Cheney Pushes Cordray to Ease Regulatory Burdens
August 16, 2011
August 16, 2011
With Richard Cordray’s nomination hearing before the Senate Banking Committee just weeks away, Credit Union National Association (CUNA) President/CEO Bill Cheney wrote a letter encouraging the candidate for Consumer Financial Protection Bureau (CFPB) director to minimize new regulations and work to ease the regulatory burden on credit unions and other small financial institutions.
Cheney urged Cordray to work alongside the credit unions to help them better serve their customers, and he reiterated his recommendation that the bureau create an Office of Regulatory Burden Monitoring to help the agency track the impact of its regulations and ultimately “mitigate the cumulative regulatory burden faced by credit unions and other small financial institutions.”
Cordray’s nomination does give credit unions cause for optimism. Ohio Credit Union League representatives have reported working closely with Cordray to develop various financial literacy campaigns throughout Ohio. He also filed suit against Bank of America in 2009 on behalf of a group of five public pension funds over the bank’s acquisition of Merrill Lynch & Company.
Cordray served as the attorney general and treasurer of Ohio before being named the CFPB’s assistant director for enforcement in January. He was announced as President Barack Obama’s nominee for CFPB director in July, but Senate Republicans are threatening to block any nomination for a CFPB director until the bureau’s structure is changed. The House has passed legislation appeasing these demands, including the creation of a five-member board to run the bureau, but Obama and Senate Democrats remain opposed.
Elizabeth Warren, special adviser to the CFPB, said recently that Corday “has a proven track record of fighting for families during his time as head of the CFPB enforcement division, as attorney general of Ohio, and throughout his career.”

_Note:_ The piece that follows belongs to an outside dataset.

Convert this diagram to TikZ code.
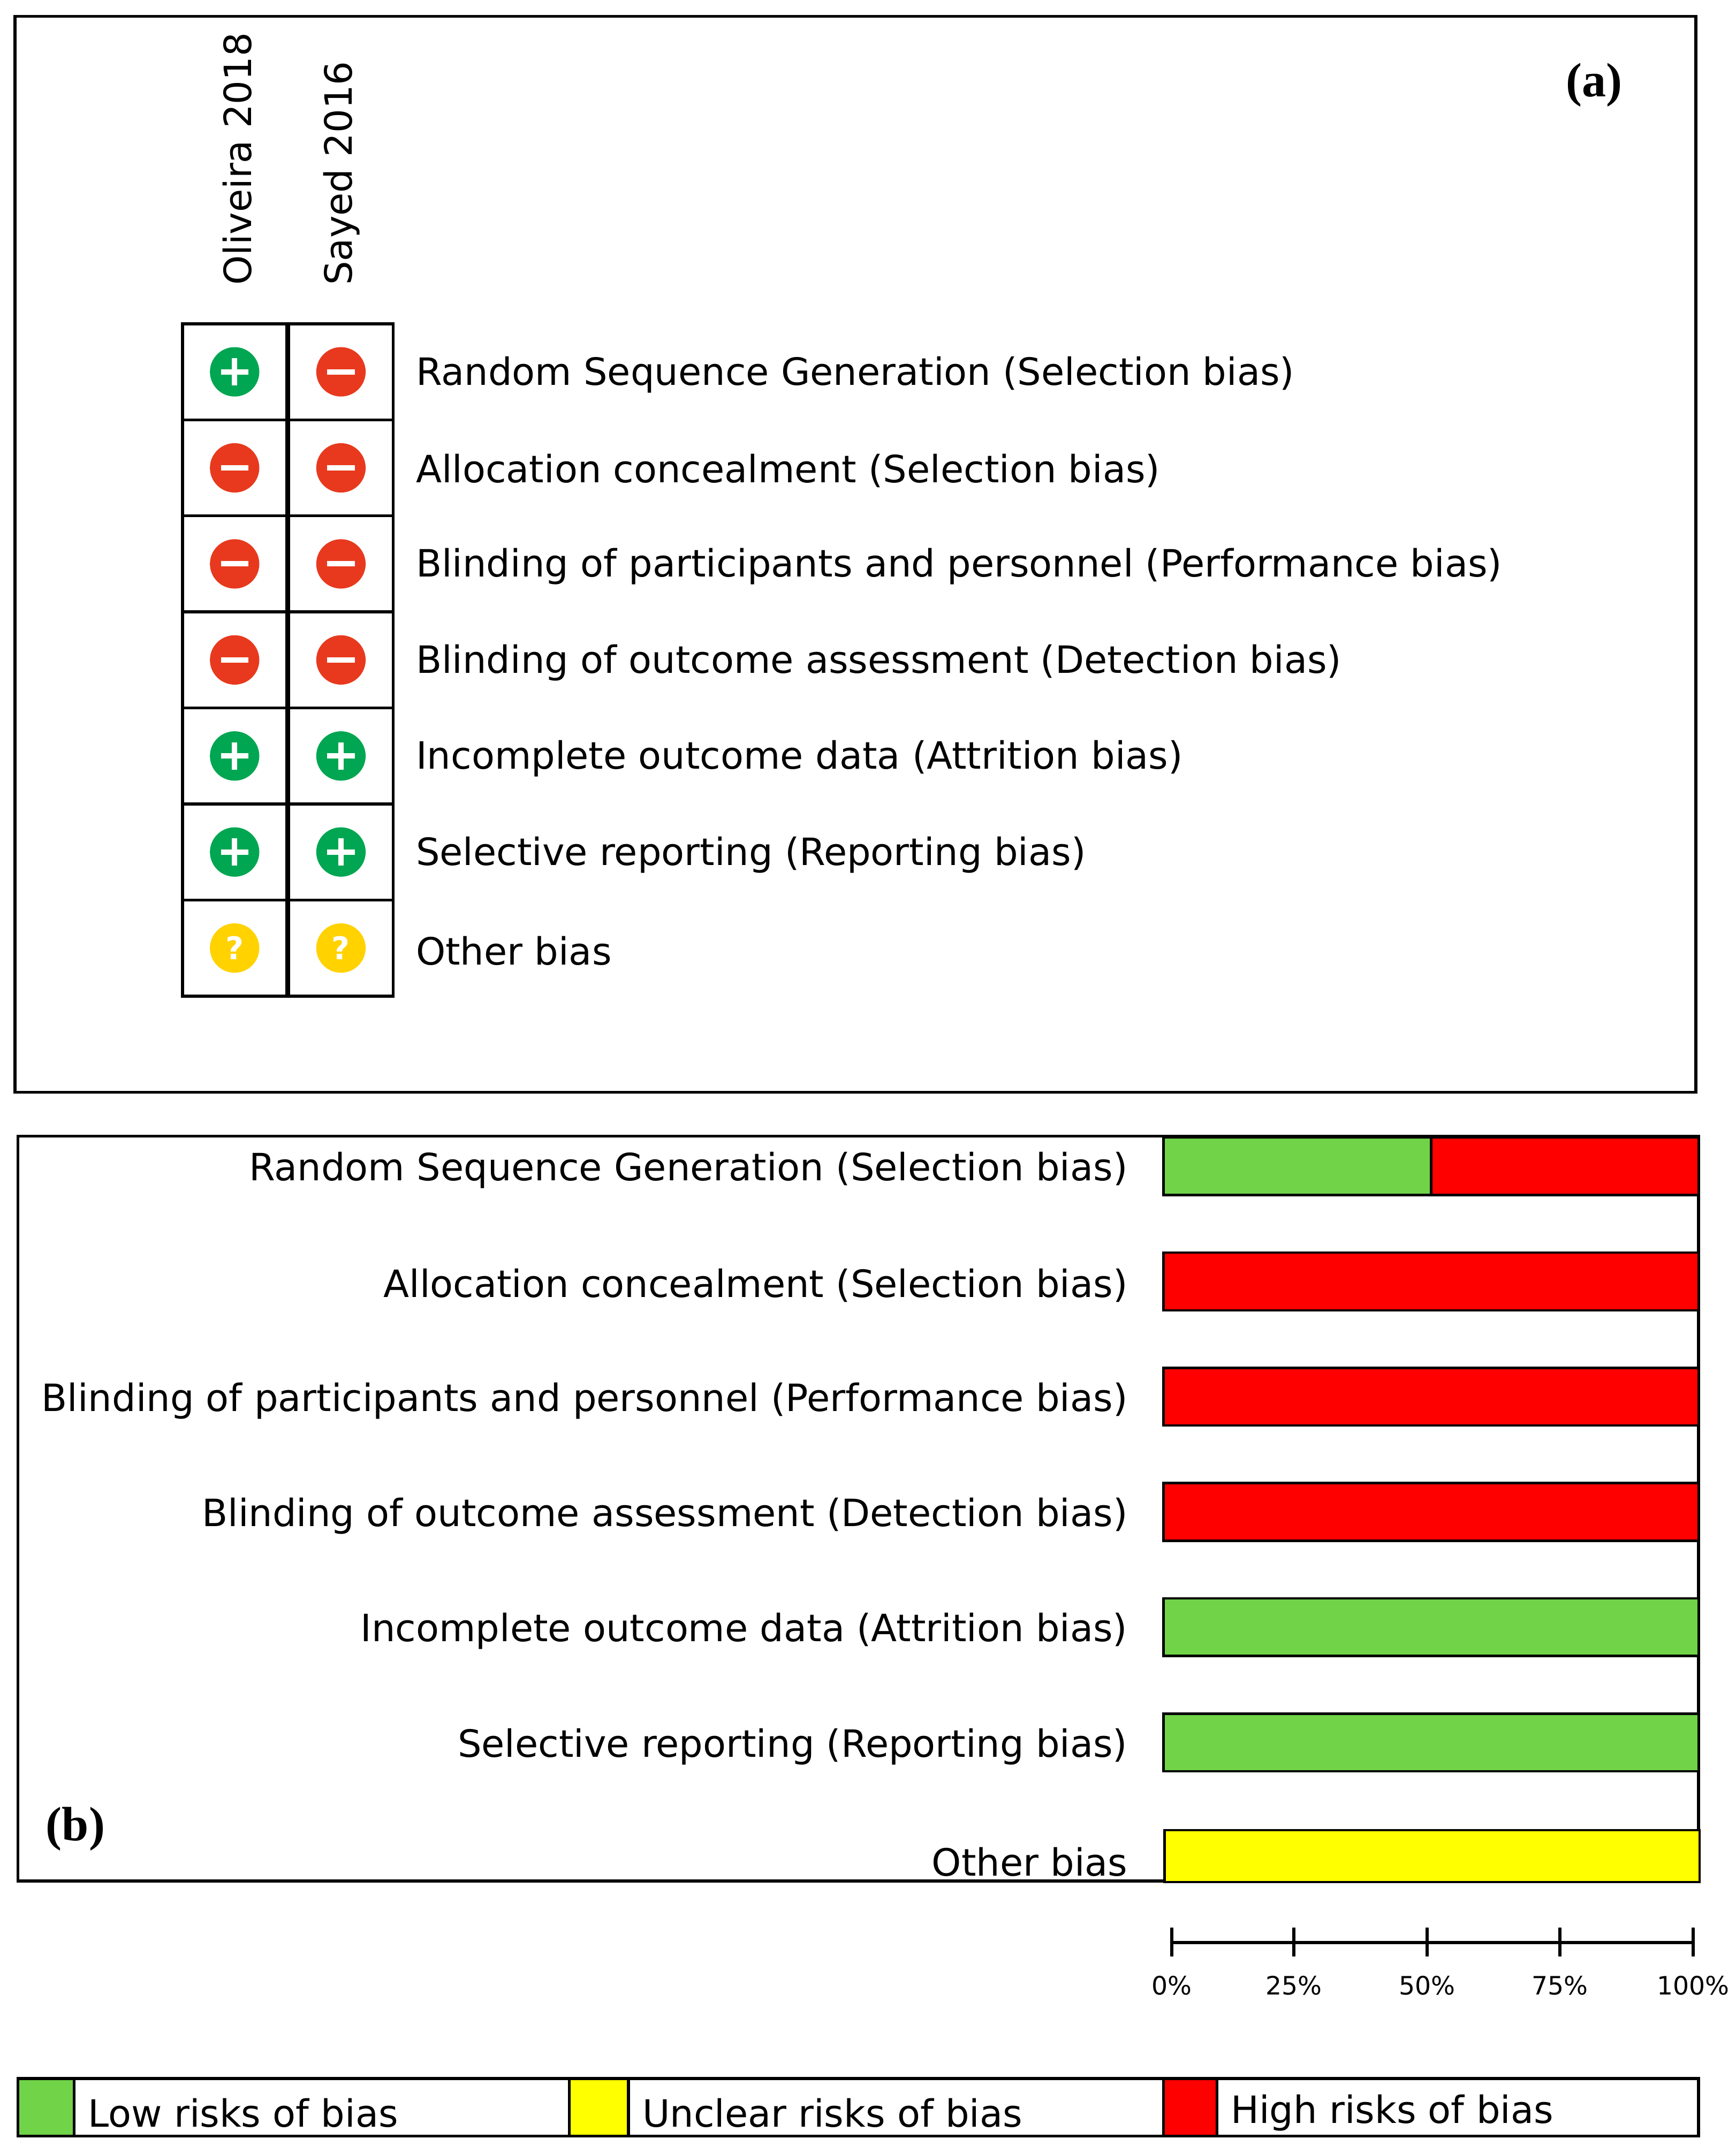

In his letter, Cheney went on to praise the CFPB’s having revised and combined Truth-In-Lending-Act and Real Estate Settlement Procedures Act forms in a single mortgage disclosure, calling it a “positive, useful approach” to collaborating with stakeholders.
The CFPB completed the third of five mortgage disclosure comment rounds last week. CUNA has discussed this and other topics with the board as part of an ongoing conversation.